The glory days of local TV! intentionally bad camera work, no script. Just . . . roll it and go. The host, BTW, is Rich Kronfeld, local comedy legend. All he said before this was "get mad." All the guests got mad. That's why I wish I had the first part, because I'm sure it starts out in full genial faux-grateful author mode.

 

Ever realize you haven't changed at all, really?

This week Daughter got a lot of peer validation from her . . . wait for it . . . . humor column in the school newspaper.Kids love this stuff: banging on the school for wretched conditions - in this case, the horrid bathrooms.

There's one graf that made Dad very proud, because it has an irrelevant, perfect detail.

A dank, thick air of plague and squalor overcomes one once the threshold is crossed. You amble across cement, sodden with sewage and water, stepping over wads of brown paper towel and strewn detritus - is that a dead body? - hoping you can hold your breath long enough to survive. Finally, seemingly after years, you reach the stall. But little refuge is found here as the walls scream profanities at you as you pray to every force above that there is enough toilet paper to last your humble journey. Screams of anguish and screeches of zeal echo throughout like the voices of spiteful gods, a soundtrack to your misery.

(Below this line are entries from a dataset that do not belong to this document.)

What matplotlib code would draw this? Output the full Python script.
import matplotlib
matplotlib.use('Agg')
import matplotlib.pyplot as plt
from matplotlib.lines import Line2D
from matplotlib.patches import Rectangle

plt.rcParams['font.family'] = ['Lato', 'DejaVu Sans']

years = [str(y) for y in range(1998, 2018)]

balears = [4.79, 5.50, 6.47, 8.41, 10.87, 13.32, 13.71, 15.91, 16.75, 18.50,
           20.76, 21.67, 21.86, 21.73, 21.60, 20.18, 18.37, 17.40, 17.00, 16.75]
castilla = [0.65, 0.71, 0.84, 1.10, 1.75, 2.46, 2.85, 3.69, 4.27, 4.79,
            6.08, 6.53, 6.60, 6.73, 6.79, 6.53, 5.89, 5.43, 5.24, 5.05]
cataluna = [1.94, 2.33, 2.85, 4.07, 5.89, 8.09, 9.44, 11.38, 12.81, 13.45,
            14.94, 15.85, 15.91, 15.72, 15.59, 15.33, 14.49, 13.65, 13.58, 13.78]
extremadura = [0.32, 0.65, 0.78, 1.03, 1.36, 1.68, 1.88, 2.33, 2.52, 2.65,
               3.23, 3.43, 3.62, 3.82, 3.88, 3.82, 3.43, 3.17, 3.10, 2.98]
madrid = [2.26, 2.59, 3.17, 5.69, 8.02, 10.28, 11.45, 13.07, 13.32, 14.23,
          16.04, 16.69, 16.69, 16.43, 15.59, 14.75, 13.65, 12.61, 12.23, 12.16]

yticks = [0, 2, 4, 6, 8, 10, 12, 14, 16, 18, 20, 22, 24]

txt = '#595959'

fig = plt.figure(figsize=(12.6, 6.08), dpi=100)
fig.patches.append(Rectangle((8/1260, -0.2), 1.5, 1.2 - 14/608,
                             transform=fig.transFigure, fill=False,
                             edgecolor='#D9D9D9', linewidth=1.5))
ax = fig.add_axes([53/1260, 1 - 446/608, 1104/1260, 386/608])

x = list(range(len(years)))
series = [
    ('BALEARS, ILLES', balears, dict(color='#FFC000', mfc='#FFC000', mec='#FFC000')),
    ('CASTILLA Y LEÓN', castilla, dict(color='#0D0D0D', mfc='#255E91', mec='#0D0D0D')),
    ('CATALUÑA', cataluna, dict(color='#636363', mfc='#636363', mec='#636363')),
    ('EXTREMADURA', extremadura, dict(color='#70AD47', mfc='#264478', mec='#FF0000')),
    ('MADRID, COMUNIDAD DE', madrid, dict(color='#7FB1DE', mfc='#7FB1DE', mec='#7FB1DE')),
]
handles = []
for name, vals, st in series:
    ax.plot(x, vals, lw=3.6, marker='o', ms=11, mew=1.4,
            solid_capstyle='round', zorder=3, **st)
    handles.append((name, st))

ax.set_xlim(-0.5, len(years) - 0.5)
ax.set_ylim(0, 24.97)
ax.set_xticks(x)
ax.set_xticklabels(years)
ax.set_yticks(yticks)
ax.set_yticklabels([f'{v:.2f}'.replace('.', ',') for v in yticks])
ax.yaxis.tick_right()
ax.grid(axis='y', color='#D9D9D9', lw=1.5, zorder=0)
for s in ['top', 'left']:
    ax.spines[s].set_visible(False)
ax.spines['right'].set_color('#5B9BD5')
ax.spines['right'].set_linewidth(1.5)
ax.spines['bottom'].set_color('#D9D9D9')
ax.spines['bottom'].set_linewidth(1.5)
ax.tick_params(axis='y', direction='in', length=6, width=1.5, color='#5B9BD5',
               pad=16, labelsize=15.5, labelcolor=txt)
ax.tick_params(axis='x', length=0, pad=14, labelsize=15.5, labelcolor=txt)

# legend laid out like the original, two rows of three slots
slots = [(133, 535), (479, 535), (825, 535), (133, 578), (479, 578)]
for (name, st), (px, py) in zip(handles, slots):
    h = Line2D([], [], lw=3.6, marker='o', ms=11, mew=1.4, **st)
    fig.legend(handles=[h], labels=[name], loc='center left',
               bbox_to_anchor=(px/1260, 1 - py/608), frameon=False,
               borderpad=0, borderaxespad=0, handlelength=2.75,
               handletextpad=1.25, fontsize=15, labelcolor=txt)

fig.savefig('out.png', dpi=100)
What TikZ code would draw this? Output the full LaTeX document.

You wonder what you will contract from the seat. You mull over the idea of bringing a gas mask next time, or even your own toilet paper (there are places for three rolls, how are they always nearing the end?). The trial is almost done - the discordant flush and encouraging noise.

Mustering up all of your courage, you open the door, welcomed by the sight of a pack of rabid dogs chewing at what seems to be a Thrasher sweatshirt. The alpha of the pack is vaping in the corner, honeydew flavor. You don’t make eye contact. You can never make eye contact.

You’ve made it this far without crying. You deserve a reward. So, after briefly washing your hands, without soap, you allow yourself a glance in the shattered mirror. An image comes back to you, dirty and kaleidoscopic, but you don’t recognize the person in the reflection. Your eyes are sunken. Your cheekbones caved in, your skin is an unhealthy, malnutritioned color.  Is this what you’ve become? This is what the Washburn bathroom has done to you? Your stomach growls, but you don’t feel hungry. You just want to be clean.

You haven’t been clean in a long, long time - how long have you been in the bathroom? How many days has it been? Weeks, years?

Longer than any janitors.

Better than I did at 17.

Yes, it's the return of Lance Lawson! All new strips! New in the sense that they're from 1948, but weren't posted before. Wait until I start posting 1947 strips from the Mumps Lawson period.

No, Tiny, you idiot, I'm going to smoke a cigarette and let you figure it out with the rest of the morons.

By the way, here's the solution to last week, which of course I forgot.

But I'm sure someone got that.

 

 

A little of old Ski-Nose here. The first clip is an example of how malleable the theme music lyrics could be, as well as the tendancy of 40s audiences to whistle like hell. They whistled so much for a while.

   

The second clip contains something you might even regard as a political endorsement.

Maybe!

   
     

Bonus: a mention of our old beloved Aunt Jenny.

Instead of the swank old sounds of Goodwill albums, this year we're going to share bad 1960s pop music. The second- and third-tier tunes.

Someone was always coming up some sub-Donovan story about a strange man. I'm sure this one had nothing to do with the fellow on the rolling paper package.

   

Oh! Flutes! So it's early prog, in a way.

 
   

The song would be blessedly shorter if Mom had just said "yes" and closed the door.

 
 
   

Who - who - WHO is the NBC JINGLER JANGLER

 
   

 

Somehow I feel bad for turning in such a mess today, but you know what? Not really. I hope you enjoyed your visits this week - have a grand weekend. I have the second orientation for Daughter Brazillian Parent Replacement Year, so . . . so, yeah. See you Monday.